Sunday, November 17, 2013

Losing Friends Because Of Lupus: 4 Tips On How To Recover

A few days ago, an old "friend" replied to a post on Facebook about my upcoming wedding and she said that she would like to attend. I was angry, but I was polite and said that it's a small wedding in another state.

I wasn't angry because she asked to come to my wedding. I want all my friends to attend my wedding. But there is a reason quotations surround her title as a "friend".

Health Isn't The Only Casualty With Chronic Illnesses

This person was one of the many people who disappeared from my life as soon as I triggered my Lupus. For more than 6 months I watched my friends post pictures of them hanging out together on Facebook without me. I never received a single invitation to hang out. I never had replies to any posts on Facebook about how I was in the ER for something new. No "Get better soon". Nothing. I had one friend who stuck around and behaved like a friend.
The Only Friend

It has been two years and it still hurts. The people I would drop anything for deserted me and I don't understand it. My friends who live 500 miles away could be with me in spirit but the people who lived closest couldn't bother.

Apparently This Is Common

I have heard many similar stories from other patients with chronic illnesses over the past two years. Some of them were deserting friends. Some were left by their significant other (I was, too). And others were deserted by family. It breaks my heart to hear all these stories. And I get angry at the selfishness and ignorance of the people who leave. 

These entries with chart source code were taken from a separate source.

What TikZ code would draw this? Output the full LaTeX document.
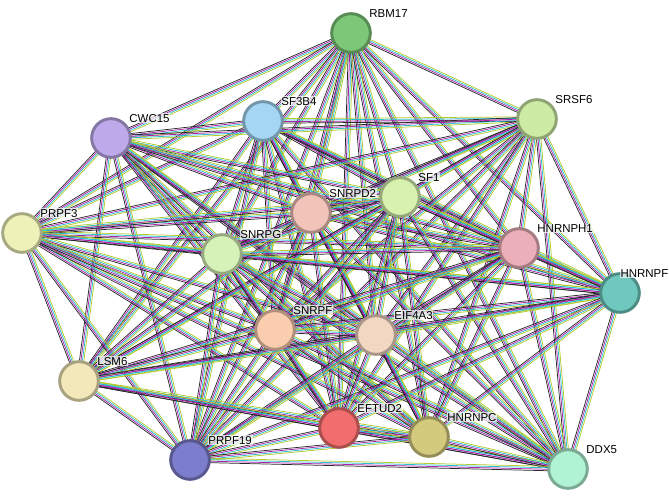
\documentclass[tikz,border=0pt]{standalone}
\usepackage{fontspec}
\setmainfont{Liberation Sans}
\usetikzlibrary{calc,backgrounds}
\definecolor{edgeA}{RGB}{40,40,40}
\definecolor{edgeB}{RGB}{170,30,170}
\definecolor{edgeC}{RGB}{40,190,210}
\definecolor{edgeD}{RGB}{180,200,40}
\tikzset{
  prot/.style={circle,draw=#1!70!black,fill=#1,line width=2.2pt,minimum size=29pt,inner sep=0pt},
  lbl/.style={anchor=south west,inner sep=0.6pt,fill=white,fill opacity=0.7,text opacity=1,font=\fontsize{8.6}{9}\selectfont,xshift=2pt},
  edge/.style={line width=0.55pt}
}
\newcommand{\bundle}[2]{%
  \foreach \c [count=\i] in {edgeA,edgeB,edgeC,edgeD}{%
    \pgfmathsetmacro\d{(\i-2.5)*1.1}%
    \draw[edge,\c] ($(#1)!\d pt!90:(#2)$) -- ($(#2)!\d pt!-90:(#1)$);}}
\begin{document}
\begin{tikzpicture}[x=0.75pt,y=-0.75pt]
  \useasboundingbox (0,0) rectangle (669,502);
  % proteins
  \definecolor{cRBM}{RGB}{125,200,120}
  \definecolor{cSFT}{RGB}{165,215,245}
  \definecolor{cSRS}{RGB}{205,235,165}
  \definecolor{cCWC}{RGB}{190,170,235}
  \definecolor{cPRP}{RGB}{238,242,185}
  \definecolor{cSND}{RGB}{242,195,185}
  \definecolor{cSFO}{RGB}{215,242,175}
  \definecolor{cSNG}{RGB}{215,242,185}
  \definecolor{cHNH}{RGB}{235,175,185}
  \definecolor{cHNF}{RGB}{110,200,190}
  \definecolor{cSNF}{RGB}{250,205,175}
  \definecolor{cEIF}{RGB}{242,215,195}
  \definecolor{cLSM}{RGB}{242,232,185}
  \definecolor{cEFT}{RGB}{242,110,110}
  \definecolor{cHNC}{RGB}{212,202,125}
  \definecolor{cPNN}{RGB}{125,125,205}
  \definecolor{cDDX}{RGB}{175,242,212}
  \node[prot=cRBM,label={[lbl]north east:RBM17}] (rbm17) at (351,33) {};
  \node[prot=cSFT,label={[lbl]north east:SF3B4}] (sf3b4) at (263,121) {};
  \node[prot=cSRS,label={[lbl]north east:SRSF6}] (srsf6) at (537,119) {};
  \node[prot=cCWC,label={[lbl]north east:CWC15}] (cwc15) at (111,138) {};
  \node[prot=cPRP,label={[lbl]north east:PRPF3}] (prpf3) at (22,233) {};
  \node[prot=cSND,label={[lbl]north east:SNRPD2}] (snrpd2) at (311,213) {};
  \node[prot=cSFO,label={[lbl]north east:SF1}] (sf1) at (400,197) {};
  \node[prot=cSNG,label={[lbl]north east:SNRPG}] (snrpg) at (222,254) {};
  \node[prot=cHNH,label={[lbl]north east:HNRNPH1}] (hnrnph1) at (519,248) {};
  \node[prot=cHNF,label={[lbl,anchor=south east,xshift=24pt]north east:HNRNPF}] (hnrnpf) at (620,293) {};
  \node[prot=cSNF,label={[lbl]north east:SNRPF}] (snrpf) at (275,330) {};
  \node[prot=cEIF,label={[lbl]north east:EIF4A3}] (eif4a3) at (376,335) {};
  \node[prot=cLSM,label={[lbl]north east:LSM6}] (lsm6) at (79,381) {};
  \node[prot=cEFT,label={[lbl]north east:EFTUD2}] (eftud2) at (339,428) {};
  \node[prot=cHNC,label={[lbl]north east:HNRNPC}] (hnrnpc) at (429,437) {};
  \node[prot=cPNN,label={[lbl]north east:PRPF19}] (prpf19) at (190,460) {};
  \node[prot=cDDX,label={[lbl]north east:DDX5}] (ddx5) at (568,469) {};
  % interactions
  \begin{pgfonlayer}{background}
    \foreach \a [count=\i] in {rbm17,sf3b4,srsf6,cwc15,prpf3,snrpd2,sf1,snrpg,hnrnph1,hnrnpf,snrpf,eif4a3,lsm6,eftud2,hnrnpc,prpf19,ddx5}{
      \foreach \b [count=\j] in {rbm17,sf3b4,srsf6,cwc15,prpf3,snrpd2,sf1,snrpg,hnrnph1,hnrnpf,snrpf,eif4a3,lsm6,eftud2,hnrnpc,prpf19,ddx5}{
        \ifnum\j>\i \bundle{\a}{\b}\fi
      }
    }
  \end{pgfonlayer}
\end{tikzpicture}
\end{document}
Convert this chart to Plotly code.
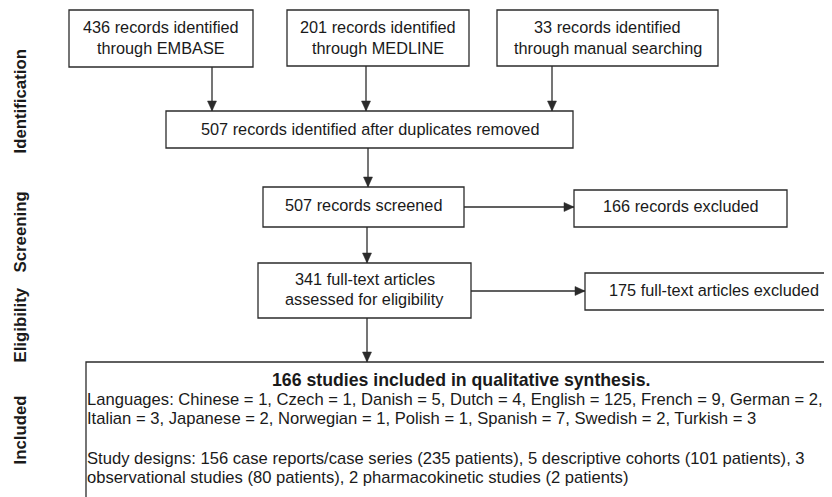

I have learned to choose my friends wisely. And I have gained so much from this new wisdom. I have met my soulmate. He is caring and he runs to help me instead of running away. And I have a best friend who I care for deeply. Our friendship was started because we can understand about each other what very few can; we both have chronic illnesses. But that is not all our friendship is made out of. We have something my other friendships lacked. Loyalty.

If You Have Lost Friends

If you have lost friends because of your chronic illness do not despair. You aren't alone. And there are things you can do to fight off the loneliness until you find better people to befriend.

  1. Social Media: Twitter seems to be the best place to meet people. Twitter has such a strong Lupus community. Just search #Lupus. Include the # because you get better results. Same goes with any other disease or illness.
  2. Support Groups: These are great because you can meet people face to face and make new friends. 
  3. Lupus-friendly Hobbies and Activities: I joined an Arthritis Foundation Exercise Program. That's where I met my best friend. We even got certified and taught together for a while. What your hobbies might be depends on your health level. In the beginning I couldn't do much, but now I could do more intense activities if I wanted to. Just remember your health is top priority. Why not try volunteering? The animal shelters can always use help whenever you can give it.
  4. Old Friends: Don't forget about your friends that stuck around just because some decided they can't handle your awesome anymore. Even if going out on the town is out right now, movie nights in your pjs are always fun. Or playing card or board games. 

Have you lost any friends after getting a chronic illness? How did you deal with the loss?